As she did in Cincinnati Opera’s old home in the south wing of Music Hall, soprano Marta Wittkowska will greet visitors to the Corbett Opera Center, the opera’s new $4 million headquarters in the north wing of the 127-year-old landmark.
   Wittkowska, whose portrait (as Carmen) hangs opposite the elevator on the second floor of the COC, sang at the Cincinnati Zoo from 1926-31.
   Like much in the new facility, which is being dedicated today in ceremonies attended by Mayor Charlie Luken, she will recall the tradition that adheres to the nation’s second oldest opera company (founded in 1920).
   So will the exposed beams, duct work and brick walls, which vie for attention with brand new computer work stations (donated by Ashland, Inc.), brightly painted surfaces and contemporary furnishings.
   "From an aesthetic point of view, it reflects who we are," said opera general manager Patricia Beggs. "We are innovative and forward-thinking. At the same time, we respect tradition." Leaving some surfaces unfinished was also an economy move, and saved the opera "enormous expense," she said.
   Designed by FRCH Design Worldwide, the four-story, 14,000 square-foot COC is a marvel of planning and execution, a building-within-a-building painstakingly brought to life by Frank Messer and Sons Construction.
   "We’re in the space by an eighth of an inch," said opera public relations director Julie Maslov. "The beams that support the floor and the structure all had to be manually brought in through the window spaces (which are newly opened, having been bricked over for years). They were swung in on cranes and put into place manually by the crew."

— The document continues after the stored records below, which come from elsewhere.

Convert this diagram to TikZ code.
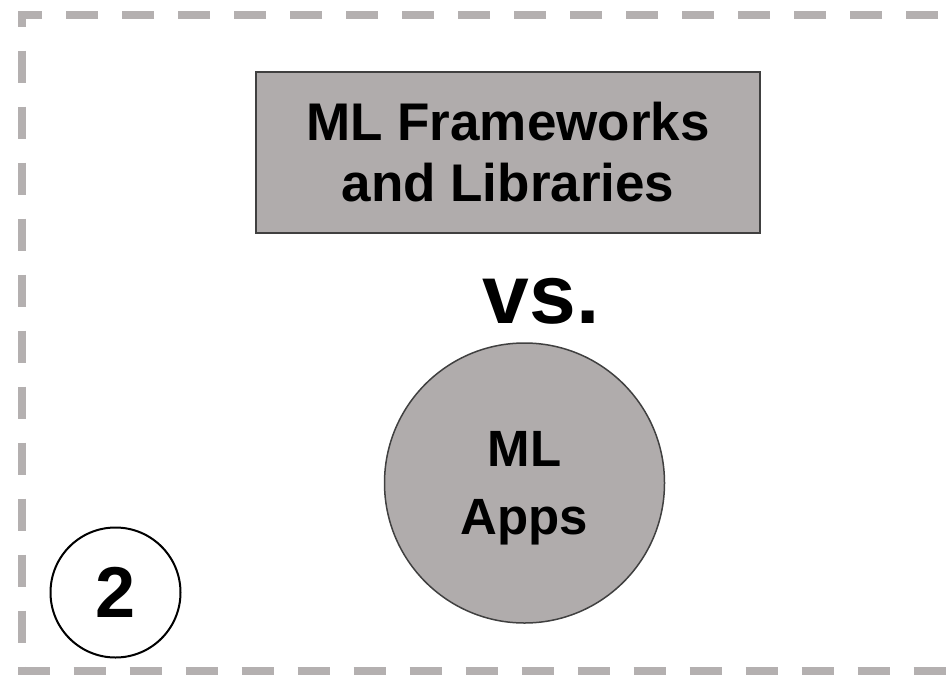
\documentclass[tikz,border=0pt]{standalone}
\usepackage{fontspec}
\setmainfont{Liberation Sans}
\usepackage{tikz}
\definecolor{shapegray}{RGB}{176,172,172}
\definecolor{edgegray}{RGB}{64,64,64}
\definecolor{dashgray}{RGB}{180,176,176}

\begin{document}
\begin{tikzpicture}[x=1pt, y=-1pt,
        grayshape/.style={draw=edgegray, line width=1.5pt, fill=shapegray, inner sep=0pt, align=center}]
        \useasboundingbox (0, 0) rectangle (947, 675);

        % Border
        \draw[dashgray, line width=8pt, dash pattern=on 32pt off 24pt, dash phase=50pt]
            (1000, 14.5) -- (22, 14.5) -- (22, 671) -- (1000, 671);

        % Nodes
        \node[grayshape, rectangle, minimum width=504pt, minimum height=161pt,
              font=\fontsize{53}{61}\selectfont\bfseries] (frameworks) at (508, 152.5)
              {ML Frameworks\\and Libraries};
        \node[font=\fontsize{84}{90}\selectfont\bfseries, anchor=base] (versus) at (541, 323) {vs.};
        \node[grayshape, circle, minimum size=280pt, text depth=0pt,
              font=\fontsize{51}{68}\selectfont\bfseries] (apps) at (524.5, 483) {ML\\Apps};

        % Labels
        \node[circle, draw, line width=2pt, minimum size=130pt, inner sep=0pt,
              font=\fontsize{72}{80}\selectfont\bfseries] (number) at (115.5, 592.5) {2};
    \end{tikzpicture}
\end{document}
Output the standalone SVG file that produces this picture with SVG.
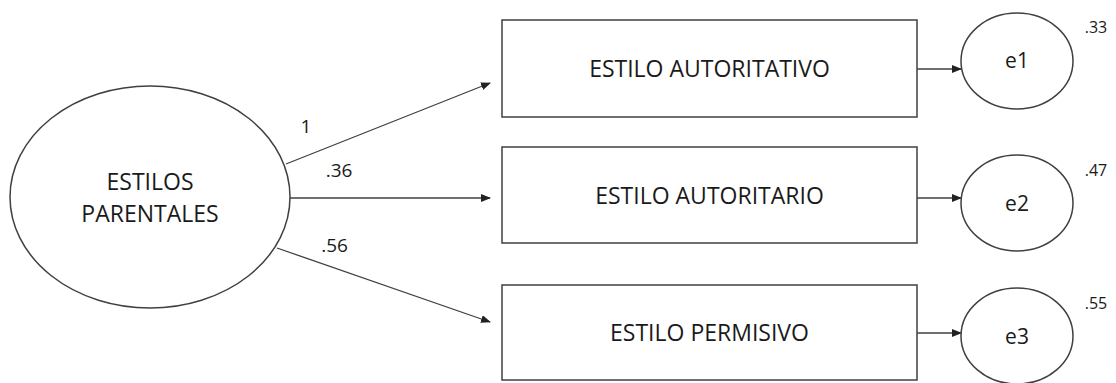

   There were only two floors when the opera went in. Music Hall offices were on the ground floor. Above that was attic space. Most of it served as storage for tenants of Music Hall (a huge drum used in the ballet’s "Nutcracker" still stands in the 5,000 square-foot space behind the Corbett Center, to be renovated in phase two of the project).
   Originally known as "Machinery Hall," the north wing of Music Hall has housed industrial exhibitions, a sports arena and the Cincinnati Tennis Club (the first indoor tennis court west of the Alleghenies, said Beggs). Holes in the exposed brick on the COC’s fourth-floor "Presidents’ Garret" show where supports for the bleachers used for wrestling and boxing matches used to be.
   Mayor Luken will christen the center by breaking a bottle of champagne against those bricks in ceremonies at 5:30 p.m. for major donors and community leaders.
   Cincinnati Opera moved to Music Hall from the Zoo in 1972 and has shared space in the south wing with the Cincinnati Symphony, May Festival and until they moved to their own new facility at 1555 Central Parkway, Cincinnati Ballet.
   Overcrowding was serious.
   "Many times you would walk down the hallway and somebody would be putting together packets on the floor because there was no space to do it," Maslov said.
   The center will really start to hum when the 2005 season gets underway and the opera expands from a staff of 25 to over 200 employees, said Beggs. The opera plans a public open house at the COC during the summer festival, which opens June 16 at Music Hall with Puccini’s "La Boheme."
   A portrait of J. Ralph and Patricia Corbett -- whose gifts to Music Hall have exceeded $9 million, not counting gifts to Cincinnati Opera, which total $4 million to date -- will hang on the ground floor.
   It was the Corbett Foundation’s lead gift of $1.5 million in 2000 that got the COC off the ground. In kind donations to the project have exceeded $300,000, including $100,000 in services by FRCH.
   The Corbetts were always there for Cincinnati Opera, said Beggs. "In the late 60s, they helped upgrade the level of productions at the Zoo. When we needed to find a new home, they enabled us to move into Music Hall, and now when we were looking for adequate space, they enabled us to stay in Music Hall and continue to be, along with the symphony, the major employers in Over-the-Rhine."
   Said opera president Harry Fath, co-chair with Larry Sheakley of the Festival Campaign, the opera’s blended endowment/capital campaign which made the COC possible:
   "Their name deserves to be all over anything in the arts, particularly the performing arts, because they stepped up to the plate in a big time way a long time ago."